# Source material:
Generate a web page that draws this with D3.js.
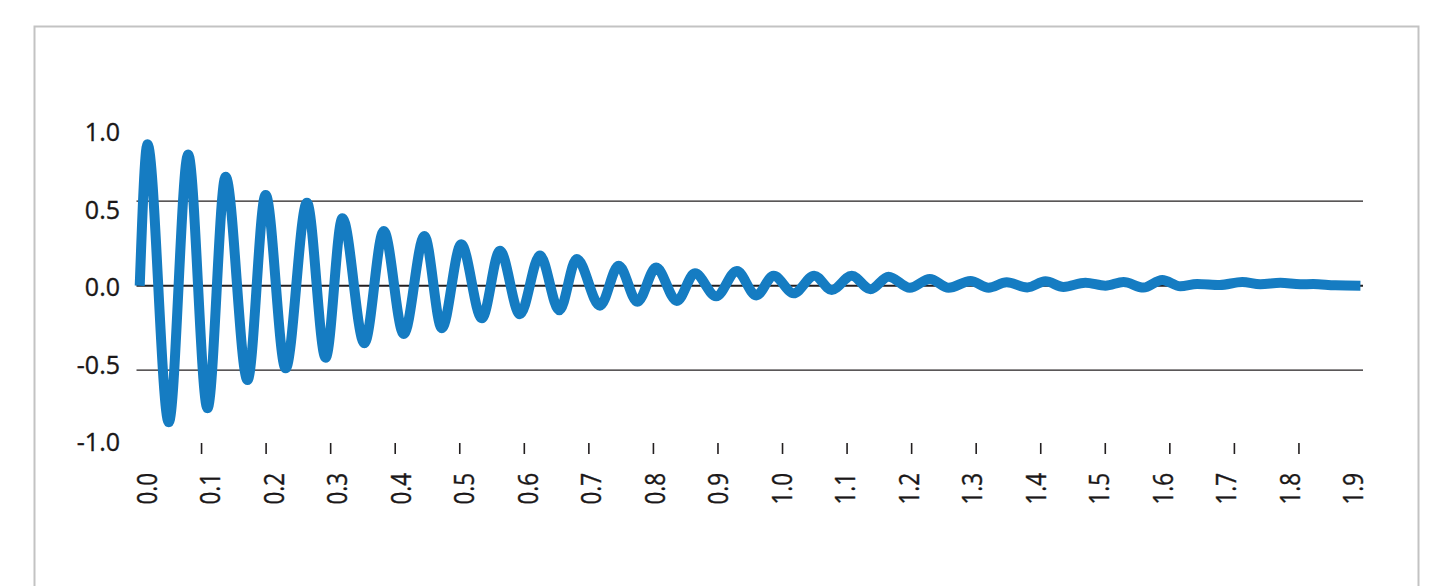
<!DOCTYPE html>
<html>
<head>
<meta charset="utf-8">
<script src="https://cdn.jsdelivr.net/npm/d3@7"></script>
<style>
  html, body { margin: 0; padding: 0; background: #fff; }
  svg { display: block; }
  text { font-family: "Open Sans", "DejaVu Sans", sans-serif; fill: #1a1718; font-weight: 400; }
</style>
</head>
<body>
<svg id="chart" width="1442" height="586"></svg>
<script>
// Damped response: time (s) of each turning point and its amplitude
const times = [
  0.005, 0.017, 0.050, 0.080, 0.110, 0.138, 0.172, 0.200, 0.231, 0.264,
  0.293, 0.319, 0.353, 0.383, 0.414, 0.446, 0.473, 0.503, 0.535, 0.563,
  0.594, 0.625, 0.655, 0.682, 0.718, 0.747, 0.776, 0.805, 0.837, 0.865,
  0.898, 0.930, 0.960, 0.987, 1.018, 1.050, 1.077, 1.108, 1.137, 1.165,
  1.198, 1.229, 1.258, 1.292, 1.320, 1.348, 1.380, 1.408, 1.436, 1.470,
  1.501, 1.529, 1.560, 1.589, 1.617, 1.643, 1.678, 1.713, 1.741, 1.772,
  1.803, 1.823, 1.857, 1.896
];
const amplitudes = [
  0.000, 0.837, -0.808, 0.777, -0.725, 0.645, -0.558, 0.537, -0.489, 0.491,
  -0.426, 0.399, -0.341, 0.324, -0.286, 0.294, -0.252, 0.245, -0.193, 0.207,
  -0.169, 0.178, -0.146, 0.158, -0.118, 0.118, -0.095, 0.107, -0.090, 0.073,
  -0.063, 0.087, -0.058, 0.059, -0.045, 0.059, -0.025, 0.059, -0.021, 0.053,
  -0.012, 0.040, -0.012, 0.028, -0.012, 0.020, -0.010, 0.026, -0.007, 0.018,
  0.000, 0.022, -0.011, 0.034, -0.003, 0.010, 0.004, 0.022, 0.008, 0.017,
  0.008, 0.010, 0.002, 0.000
];

// Axis tick values and labels
const xTickMarks = [0.1, 0.2, 0.3, 0.4, 0.5, 0.6, 0.7, 0.8, 0.9, 1.0,
                    1.1, 1.2, 1.3, 1.4, 1.5, 1.6, 1.7, 1.8];
const xTickLabels = ["0.0", "0.1", "0.2", "0.3", "0.4", "0.5", "0.6", "0.7", "0.8", "0.9",
                     "1.0", "1.1", "1.2", "1.3", "1.4", "1.5", "1.6", "1.7", "1.8", "1.9"];
const yTickValues = [1.0, 0.5, 0.0, -0.5, -1.0];
const yTickLabels = ["1.0", "0.5", "0.0", "-0.5", "-1.0"];
const gridValues = [0.5, -0.5];

const svg = d3.select("#chart");

// Outer frame
svg.append("rect")
  .attr("x", 34.5).attr("y", 26.5)
  .attr("width", 1384).attr("height", 600)
  .attr("fill", "none")
  .attr("stroke", "#c3c3c3")
  .attr("stroke-width", 2);

// Scales
const x = d3.scaleLinear().domain([0, 1.9]).range([136.5, 1363]);
const y = d3.scaleLinear().domain([-1, 1]).range([454.7, 116.7]);
const xLabel = d3.scaleLinear().domain([0, 1.9]).range([146.7, 1353.3]);
const yLabel = d3.scaleLinear().domain([-1, 1]).range([442, 132]);

// Horizontal gridlines
svg.append("g").selectAll("line")
  .data(gridValues)
  .join("line")
  .attr("x1", x(0)).attr("x2", x(1.9))
  .attr("y1", d => y(d)).attr("y2", d => y(d))
  .attr("stroke", "#231f20")
  .attr("stroke-width", 1.2);

// Zero line
svg.append("line")
  .attr("x1", x(0)).attr("x2", x(1.9))
  .attr("y1", y(0)).attr("y2", y(0))
  .attr("stroke", "#231f20")
  .attr("stroke-width", 2);

// Y labels
svg.append("g").selectAll("text")
  .data(yTickValues)
  .join("text")
  .attr("x", 120)
  .attr("y", d => yLabel(d))
  .attr("dy", "0.36em")
  .attr("text-anchor", "end")
  .attr("font-size", 25)
  .attr("stroke", "#1a1718")
  .attr("stroke-width", 0.35)
  .text((d, i) => yTickLabels[i]);

// X tick marks
const xAxis = d3.axisBottom(x)
  .tickValues(xTickMarks)
  .tickSize(11)
  .tickFormat("");
const gx = svg.append("g")
  .attr("transform", "translate(0,443)")
  .call(xAxis);
gx.select(".domain").remove();
gx.selectAll(".tick line")
  .attr("stroke", "#231f20")
  .attr("stroke-width", 1.6);

// X labels (rotated)
svg.append("g").selectAll("text")
  .data(xTickLabels)
  .join("text")
  .attr("transform", (d, i) => `translate(${xLabel(i / 10)},473) rotate(-90) scale(0.9,1.12)`)
  .attr("dy", "0.36em")
  .attr("text-anchor", "end")
  .attr("font-size", 25)
  .attr("stroke", "#1a1718")
  .attr("stroke-width", 0.35)
  .text(d => d);

// Signal line
const line = d3.line()
  .x((d, i) => x(times[i]))
  .y(d => y(d))
  .curve(d3.curveMonotoneX);

svg.append("path")
  .datum(amplitudes)
  .attr("d", line)
  .attr("fill", "none")
  .attr("stroke", "#157cc2")
  .attr("stroke-width", 10)
  .attr("stroke-linejoin", "round")
  .attr("stroke-linecap", "butt");
</script>
</body>
</html>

# What needs to be done:
Return the listing above unchanged, apart from dropping its pictures.

# Finished exercise:
Generate a web page that draws this with D3.js.
<!DOCTYPE html>
<html>
<head>
<meta charset="utf-8">
<script src="https://cdn.jsdelivr.net/npm/d3@7"></script>
<style>
  html, body { margin: 0; padding: 0; background: #fff; }
  svg { display: block; }
  text { font-family: "Open Sans", "DejaVu Sans", sans-serif; fill: #1a1718; font-weight: 400; }
</style>
</head>
<body>
<svg id="chart" width="1442" height="586"></svg>
<script>
// Damped response: time (s) of each turning point and its amplitude
const times = [
  0.005, 0.017, 0.050, 0.080, 0.110, 0.138, 0.172, 0.200, 0.231, 0.264,
  0.293, 0.319, 0.353, 0.383, 0.414, 0.446, 0.473, 0.503, 0.535, 0.563,
  0.594, 0.625, 0.655, 0.682, 0.718, 0.747, 0.776, 0.805, 0.837, 0.865,
  0.898, 0.930, 0.960, 0.987, 1.018, 1.050, 1.077, 1.108, 1.137, 1.165,
  1.198, 1.229, 1.258, 1.292, 1.320, 1.348, 1.380, 1.408, 1.436, 1.470,
  1.501, 1.529, 1.560, 1.589, 1.617, 1.643, 1.678, 1.713, 1.741, 1.772,
  1.803, 1.823, 1.857, 1.896
];
const amplitudes = [
  0.000, 0.837, -0.808, 0.777, -0.725, 0.645, -0.558, 0.537, -0.489, 0.491,
  -0.426, 0.399, -0.341, 0.324, -0.286, 0.294, -0.252, 0.245, -0.193, 0.207,
  -0.169, 0.178, -0.146, 0.158, -0.118, 0.118, -0.095, 0.107, -0.090, 0.073,
  -0.063, 0.087, -0.058, 0.059, -0.045, 0.059, -0.025, 0.059, -0.021, 0.053,
  -0.012, 0.040, -0.012, 0.028, -0.012, 0.020, -0.010, 0.026, -0.007, 0.018,
  0.000, 0.022, -0.011, 0.034, -0.003, 0.010, 0.004, 0.022, 0.008, 0.017,
  0.008, 0.010, 0.002, 0.000
];

// Axis tick values and labels
const xTickMarks = [0.1, 0.2, 0.3, 0.4, 0.5, 0.6, 0.7, 0.8, 0.9, 1.0,
                    1.1, 1.2, 1.3, 1.4, 1.5, 1.6, 1.7, 1.8];
const xTickLabels = ["0.0", "0.1", "0.2", "0.3", "0.4", "0.5", "0.6", "0.7", "0.8", "0.9",
                     "1.0", "1.1", "1.2", "1.3", "1.4", "1.5", "1.6", "1.7", "1.8", "1.9"];
const yTickValues = [1.0, 0.5, 0.0, -0.5, -1.0];
const yTickLabels = ["1.0", "0.5", "0.0", "-0.5", "-1.0"];
const gridValues = [0.5, -0.5];

const svg = d3.select("#chart");

// Outer frame
svg.append("rect")
  .attr("x", 34.5).attr("y", 26.5)
  .attr("width", 1384).attr("height", 600)
  .attr("fill", "none")
  .attr("stroke", "#c3c3c3")
  .attr("stroke-width", 2);

// Scales
const x = d3.scaleLinear().domain([0, 1.9]).range([136.5, 1363]);
const y = d3.scaleLinear().domain([-1, 1]).range([454.7, 116.7]);
const xLabel = d3.scaleLinear().domain([0, 1.9]).range([146.7, 1353.3]);
const yLabel = d3.scaleLinear().domain([-1, 1]).range([442, 132]);

// Horizontal gridlines
svg.append("g").selectAll("line")
  .data(gridValues)
  .join("line")
  .attr("x1", x(0)).attr("x2", x(1.9))
  .attr("y1", d => y(d)).attr("y2", d => y(d))
  .attr("stroke", "#231f20")
  .attr("stroke-width", 1.2);

// Zero line
svg.append("line")
  .attr("x1", x(0)).attr("x2", x(1.9))
  .attr("y1", y(0)).attr("y2", y(0))
  .attr("stroke", "#231f20")
  .attr("stroke-width", 2);

// Y labels
svg.append("g").selectAll("text")
  .data(yTickValues)
  .join("text")
  .attr("x", 120)
  .attr("y", d => yLabel(d))
  .attr("dy", "0.36em")
  .attr("text-anchor", "end")
  .attr("font-size", 25)
  .attr("stroke", "#1a1718")
  .attr("stroke-width", 0.35)
  .text((d, i) => yTickLabels[i]);

// X tick marks
const xAxis = d3.axisBottom(x)
  .tickValues(xTickMarks)
  .tickSize(11)
  .tickFormat("");
const gx = svg.append("g")
  .attr("transform", "translate(0,443)")
  .call(xAxis);
gx.select(".domain").remove();
gx.selectAll(".tick line")
  .attr("stroke", "#231f20")
  .attr("stroke-width", 1.6);

// X labels (rotated)
svg.append("g").selectAll("text")
  .data(xTickLabels)
  .join("text")
  .attr("transform", (d, i) => `translate(${xLabel(i / 10)},473) rotate(-90) scale(0.9,1.12)`)
  .attr("dy", "0.36em")
  .attr("text-anchor", "end")
  .attr("font-size", 25)
  .attr("stroke", "#1a1718")
  .attr("stroke-width", 0.35)
  .text(d => d);

// Signal line
const line = d3.line()
  .x((d, i) => x(times[i]))
  .y(d => y(d))
  .curve(d3.curveMonotoneX);

svg.append("path")
  .datum(amplitudes)
  .attr("d", line)
  .attr("fill", "none")
  .attr("stroke", "#157cc2")
  .attr("stroke-width", 10)
  .attr("stroke-linejoin", "round")
  .attr("stroke-linecap", "butt");
</script>
</body>
</html>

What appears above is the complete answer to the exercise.